Rajaratnam seeks to throw out guilty verdict
By Grant McCool
NEW YORK (Reuters) - Lawyers for hedge fund tycoon Raj Rajaratnam asked a judge on Wednesday to throw out the Galleon Group founder's conviction on insider trading charges.
In a memorandum to U.S. District Judge Richard Holwell in New York, the lawyers renewed their motion for a judgment of acquittal on all 14 counts of conspiracy and securities fraud.
Rajaratnam had previously requested an acquittal when the government rested its case at trial on April 6, and then again on April 18 after all evidence was presented. The jury rendered its guilty verdicts on May 11, completing a two-month trial.
Holwell had reserved judgment on the April motions.
Sri Lankan-born Rajaratnam, 53, is to be sentenced in July following his conviction in what prosecutors describe as the biggest probe of insider trader at hedge funds on record.

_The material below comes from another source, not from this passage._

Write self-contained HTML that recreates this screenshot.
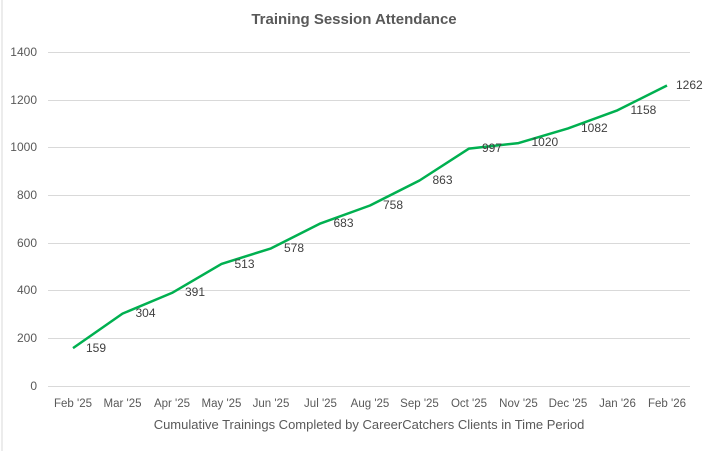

The memorandum said the lawyers were providing the judge with additional information on one conspiracy charge and four securities fraud charges with which Rajaratnam was convicted.
"The government failed to introduce evidence sufficient to permit a reasonable juror to conclude beyond a reasonable doubt that Mr. Rajaratnam committed the crimes charged," it said.
A spokeswoman for Manhattan U.S. Attorney Preet Bharara declined to comment.
The sweeping Galleon case, which ensnared more than two dozen traders, executives and lawyers, marked the first extensive use of secretly recorded phone conversations in an insider trading case.
Such techniques have historically been applied to fighting organized crime families and drug trafficking.
Rajaratnam's main lawyer, John Dowd, said after the jury verdict that he would challenge the case in the 2nd U.S. Circuit Court of Appeals in New York on the grounds that court approvals for FBI phone taps of his client were improperly obtained.
Less than a week after Rajaratnam's conviction, three stock traders went on trial in the same courthouse on the same criminal charges. On Wednesday, a former Galleon trader, Michael Cardillo, testified for the government, which is expected to rest its case this week.
Cardillo, among 22 people who have pleaded guilty, was the fourth trader or lawyer to testify against the former securities traders, who founded their own firm, Incremental Capital LLC in August 2008.
The jury in the trial of traders Zvi Goffer, 34, his brother Emanuel Goffer, 32, and Michael Kimelman, 40, have also heard more than two dozen phone taps.
Zvi Goffer worked for Rajaratnam for about seven months in 2008 but the other two men never traded at the hedge fund, which once had $7 billion under management.
It was wound down without losses to investors after Rajaratnam's October 2009 arrest. The Goffer brothers and Kimelman were arrested less than three weeks later.
The cases are USA v Raj Rajaratnam et al, U.S. District Court for the Southern District of New York, No. 09-01184, and USA v Zvi Goffer et al in the same court, No. 10-00056.